* **GIVEN PROBLEM**: Restate all the material verbatim, except for the pictures.

* **DATA SEGMENT**:
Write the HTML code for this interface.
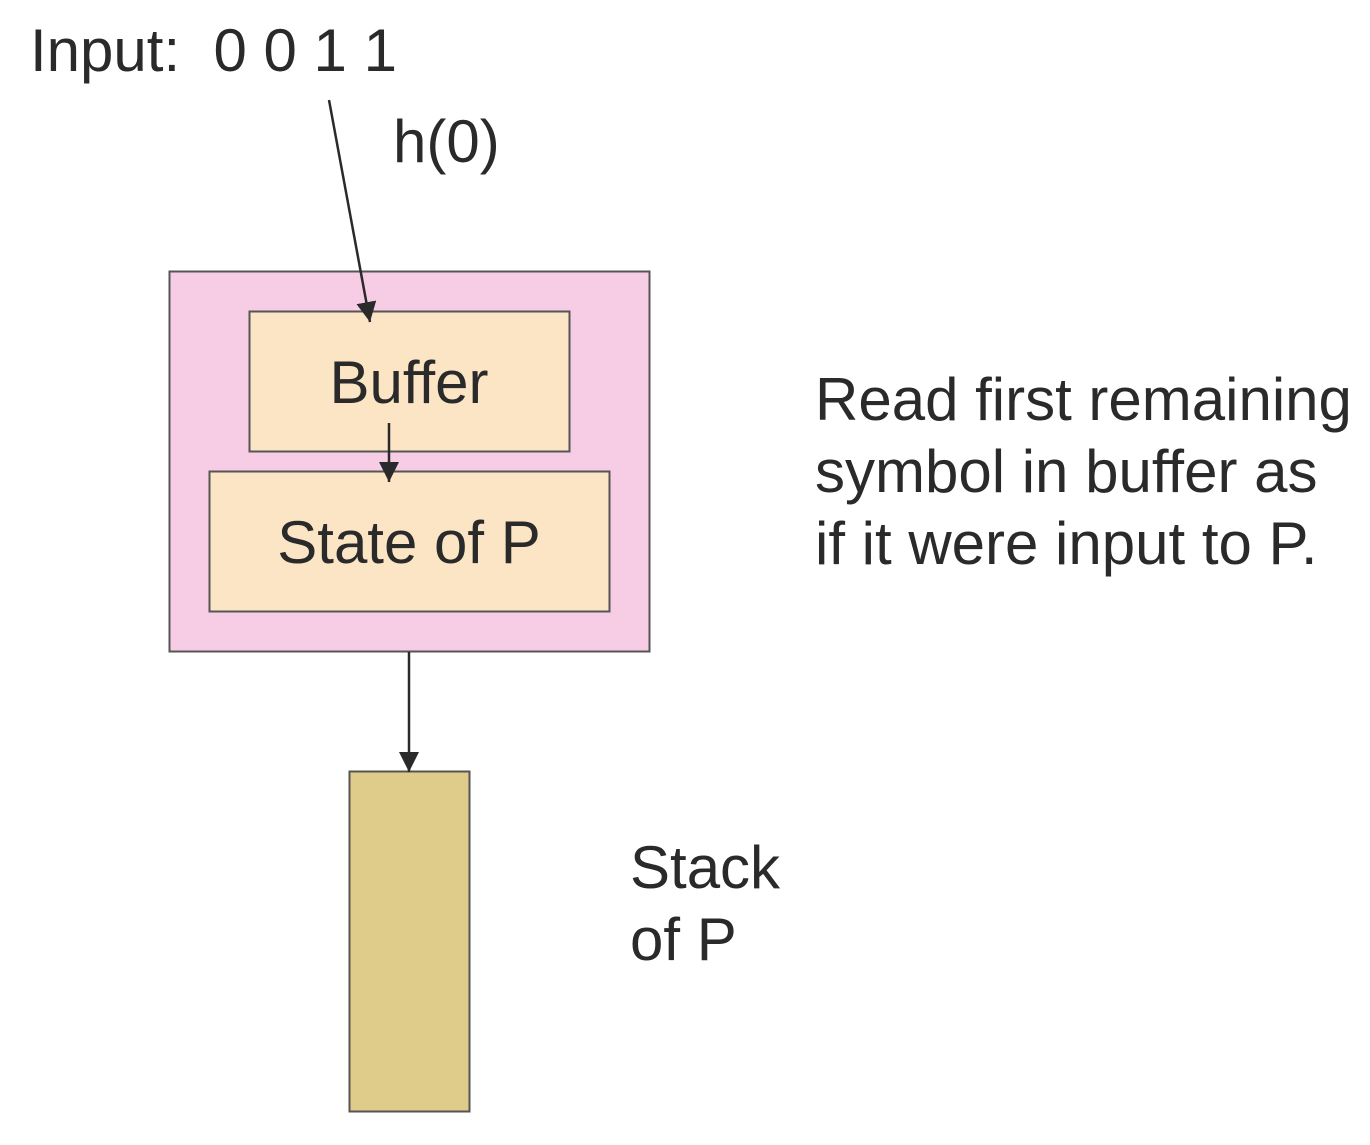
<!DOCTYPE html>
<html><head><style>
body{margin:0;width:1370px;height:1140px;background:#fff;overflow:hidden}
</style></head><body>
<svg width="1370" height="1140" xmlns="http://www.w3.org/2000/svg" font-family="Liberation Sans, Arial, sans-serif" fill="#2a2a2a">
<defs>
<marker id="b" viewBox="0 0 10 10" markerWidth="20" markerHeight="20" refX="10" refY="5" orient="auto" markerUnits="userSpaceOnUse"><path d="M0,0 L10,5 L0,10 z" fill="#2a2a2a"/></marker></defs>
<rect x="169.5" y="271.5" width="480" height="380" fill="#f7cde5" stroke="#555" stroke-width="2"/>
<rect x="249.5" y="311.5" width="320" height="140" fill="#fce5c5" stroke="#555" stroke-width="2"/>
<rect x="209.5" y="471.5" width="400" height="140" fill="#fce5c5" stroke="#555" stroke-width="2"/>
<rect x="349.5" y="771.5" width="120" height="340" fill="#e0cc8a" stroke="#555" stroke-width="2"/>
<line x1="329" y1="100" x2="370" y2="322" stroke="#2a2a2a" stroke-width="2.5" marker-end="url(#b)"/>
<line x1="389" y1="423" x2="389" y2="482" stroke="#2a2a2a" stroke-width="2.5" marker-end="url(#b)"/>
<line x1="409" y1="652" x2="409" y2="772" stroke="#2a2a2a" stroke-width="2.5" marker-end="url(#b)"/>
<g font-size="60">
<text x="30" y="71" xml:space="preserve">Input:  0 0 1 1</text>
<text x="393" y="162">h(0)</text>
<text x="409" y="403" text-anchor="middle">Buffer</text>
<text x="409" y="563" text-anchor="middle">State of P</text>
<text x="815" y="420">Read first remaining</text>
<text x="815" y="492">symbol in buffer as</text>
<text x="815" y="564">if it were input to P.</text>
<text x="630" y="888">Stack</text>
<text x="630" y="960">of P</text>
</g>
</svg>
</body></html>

* **COMPLETE ANSWER**:
Write the HTML code for this interface.
<!DOCTYPE html>
<html><head><style>
body{margin:0;width:1370px;height:1140px;background:#fff;overflow:hidden}
</style></head><body>
<svg width="1370" height="1140" xmlns="http://www.w3.org/2000/svg" font-family="Liberation Sans, Arial, sans-serif" fill="#2a2a2a">
<defs>
<marker id="b" viewBox="0 0 10 10" markerWidth="20" markerHeight="20" refX="10" refY="5" orient="auto" markerUnits="userSpaceOnUse"><path d="M0,0 L10,5 L0,10 z" fill="#2a2a2a"/></marker></defs>
<rect x="169.5" y="271.5" width="480" height="380" fill="#f7cde5" stroke="#555" stroke-width="2"/>
<rect x="249.5" y="311.5" width="320" height="140" fill="#fce5c5" stroke="#555" stroke-width="2"/>
<rect x="209.5" y="471.5" width="400" height="140" fill="#fce5c5" stroke="#555" stroke-width="2"/>
<rect x="349.5" y="771.5" width="120" height="340" fill="#e0cc8a" stroke="#555" stroke-width="2"/>
<line x1="329" y1="100" x2="370" y2="322" stroke="#2a2a2a" stroke-width="2.5" marker-end="url(#b)"/>
<line x1="389" y1="423" x2="389" y2="482" stroke="#2a2a2a" stroke-width="2.5" marker-end="url(#b)"/>
<line x1="409" y1="652" x2="409" y2="772" stroke="#2a2a2a" stroke-width="2.5" marker-end="url(#b)"/>
<g font-size="60">
<text x="30" y="71" xml:space="preserve">Input:  0 0 1 1</text>
<text x="393" y="162">h(0)</text>
<text x="409" y="403" text-anchor="middle">Buffer</text>
<text x="409" y="563" text-anchor="middle">State of P</text>
<text x="815" y="420">Read first remaining</text>
<text x="815" y="492">symbol in buffer as</text>
<text x="815" y="564">if it were input to P.</text>
<text x="630" y="888">Stack</text>
<text x="630" y="960">of P</text>
</g>
</svg>
</body></html>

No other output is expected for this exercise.